Your task is to transcribe, without alteration, the lines from the top of the material below through the line bearing "meth_err = [20.3, 19.8, 19.8, 19.6, 20.2]", inclusive.
[start of COLLECTED MATERIAL]
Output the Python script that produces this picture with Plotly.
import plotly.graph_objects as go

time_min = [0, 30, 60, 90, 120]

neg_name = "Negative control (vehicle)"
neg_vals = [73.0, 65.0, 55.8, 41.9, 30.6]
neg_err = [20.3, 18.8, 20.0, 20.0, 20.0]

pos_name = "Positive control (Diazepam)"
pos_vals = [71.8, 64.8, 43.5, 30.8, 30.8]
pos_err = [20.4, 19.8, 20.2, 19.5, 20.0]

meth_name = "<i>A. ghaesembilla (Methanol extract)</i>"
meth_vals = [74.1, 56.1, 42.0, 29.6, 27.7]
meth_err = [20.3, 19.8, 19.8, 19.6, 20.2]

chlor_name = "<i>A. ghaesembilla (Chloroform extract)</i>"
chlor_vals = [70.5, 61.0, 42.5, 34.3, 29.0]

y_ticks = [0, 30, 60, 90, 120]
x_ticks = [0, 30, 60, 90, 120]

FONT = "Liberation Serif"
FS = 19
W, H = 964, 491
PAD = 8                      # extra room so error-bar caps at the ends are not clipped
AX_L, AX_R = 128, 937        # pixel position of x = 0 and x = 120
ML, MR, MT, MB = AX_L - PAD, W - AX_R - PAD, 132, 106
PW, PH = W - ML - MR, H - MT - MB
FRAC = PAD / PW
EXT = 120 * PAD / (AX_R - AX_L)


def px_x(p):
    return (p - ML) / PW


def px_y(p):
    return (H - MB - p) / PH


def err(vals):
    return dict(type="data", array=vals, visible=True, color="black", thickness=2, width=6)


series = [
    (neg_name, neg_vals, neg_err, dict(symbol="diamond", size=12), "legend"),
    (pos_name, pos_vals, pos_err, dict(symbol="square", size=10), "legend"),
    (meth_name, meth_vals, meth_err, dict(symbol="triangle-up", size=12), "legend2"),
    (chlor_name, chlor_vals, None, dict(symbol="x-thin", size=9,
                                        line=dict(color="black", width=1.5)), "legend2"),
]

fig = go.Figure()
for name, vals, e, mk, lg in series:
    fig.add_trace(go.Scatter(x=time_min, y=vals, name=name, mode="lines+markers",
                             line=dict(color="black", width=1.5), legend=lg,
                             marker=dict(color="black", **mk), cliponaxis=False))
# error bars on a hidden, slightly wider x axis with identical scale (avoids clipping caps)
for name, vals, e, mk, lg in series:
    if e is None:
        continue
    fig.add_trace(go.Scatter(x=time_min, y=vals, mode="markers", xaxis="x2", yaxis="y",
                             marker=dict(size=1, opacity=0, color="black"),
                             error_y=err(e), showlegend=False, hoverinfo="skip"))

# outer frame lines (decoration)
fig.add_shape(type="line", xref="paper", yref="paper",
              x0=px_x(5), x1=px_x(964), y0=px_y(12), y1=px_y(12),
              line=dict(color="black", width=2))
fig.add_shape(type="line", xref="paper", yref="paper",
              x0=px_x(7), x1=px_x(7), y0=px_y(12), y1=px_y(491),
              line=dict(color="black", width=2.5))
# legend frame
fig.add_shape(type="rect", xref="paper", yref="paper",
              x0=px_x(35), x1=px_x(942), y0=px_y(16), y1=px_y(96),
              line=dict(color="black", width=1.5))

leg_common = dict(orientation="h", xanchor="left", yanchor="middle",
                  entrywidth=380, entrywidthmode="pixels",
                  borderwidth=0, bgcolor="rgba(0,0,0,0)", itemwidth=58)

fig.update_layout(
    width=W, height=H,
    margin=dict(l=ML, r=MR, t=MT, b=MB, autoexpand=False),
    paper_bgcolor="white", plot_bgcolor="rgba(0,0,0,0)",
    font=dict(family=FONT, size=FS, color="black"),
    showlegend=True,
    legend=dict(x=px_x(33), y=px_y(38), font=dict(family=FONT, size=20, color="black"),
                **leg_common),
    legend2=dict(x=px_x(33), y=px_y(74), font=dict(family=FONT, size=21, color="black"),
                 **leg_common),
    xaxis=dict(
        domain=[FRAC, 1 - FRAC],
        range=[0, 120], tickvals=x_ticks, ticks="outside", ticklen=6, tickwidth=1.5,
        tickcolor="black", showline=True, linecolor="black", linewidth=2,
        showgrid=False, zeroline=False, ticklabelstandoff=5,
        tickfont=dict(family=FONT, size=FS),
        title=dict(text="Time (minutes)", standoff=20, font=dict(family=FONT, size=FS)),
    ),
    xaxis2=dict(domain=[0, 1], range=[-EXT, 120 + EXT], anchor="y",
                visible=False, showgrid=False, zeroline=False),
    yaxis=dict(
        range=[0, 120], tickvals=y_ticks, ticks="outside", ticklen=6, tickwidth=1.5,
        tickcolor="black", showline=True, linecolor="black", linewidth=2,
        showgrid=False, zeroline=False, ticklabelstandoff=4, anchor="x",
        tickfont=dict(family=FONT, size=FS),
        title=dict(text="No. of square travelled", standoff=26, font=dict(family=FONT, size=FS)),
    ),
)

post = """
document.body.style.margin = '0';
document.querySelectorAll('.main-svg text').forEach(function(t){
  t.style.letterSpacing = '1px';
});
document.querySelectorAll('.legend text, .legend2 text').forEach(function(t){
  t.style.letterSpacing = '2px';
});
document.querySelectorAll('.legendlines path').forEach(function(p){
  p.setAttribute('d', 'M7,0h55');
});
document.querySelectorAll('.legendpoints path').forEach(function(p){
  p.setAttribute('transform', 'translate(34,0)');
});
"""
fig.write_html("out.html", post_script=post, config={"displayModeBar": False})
[end of COLLECTED MATERIAL]
■ **WRITTEN ANSWER**:
Output the Python script that produces this picture with Plotly.
import plotly.graph_objects as go

time_min = [0, 30, 60, 90, 120]

neg_name = "Negative control (vehicle)"
neg_vals = [73.0, 65.0, 55.8, 41.9, 30.6]
neg_err = [20.3, 18.8, 20.0, 20.0, 20.0]

pos_name = "Positive control (Diazepam)"
pos_vals = [71.8, 64.8, 43.5, 30.8, 30.8]
pos_err = [20.4, 19.8, 20.2, 19.5, 20.0]

meth_name = "<i>A. ghaesembilla (Methanol extract)</i>"
meth_vals = [74.1, 56.1, 42.0, 29.6, 27.7]
meth_err = [20.3, 19.8, 19.8, 19.6, 20.2]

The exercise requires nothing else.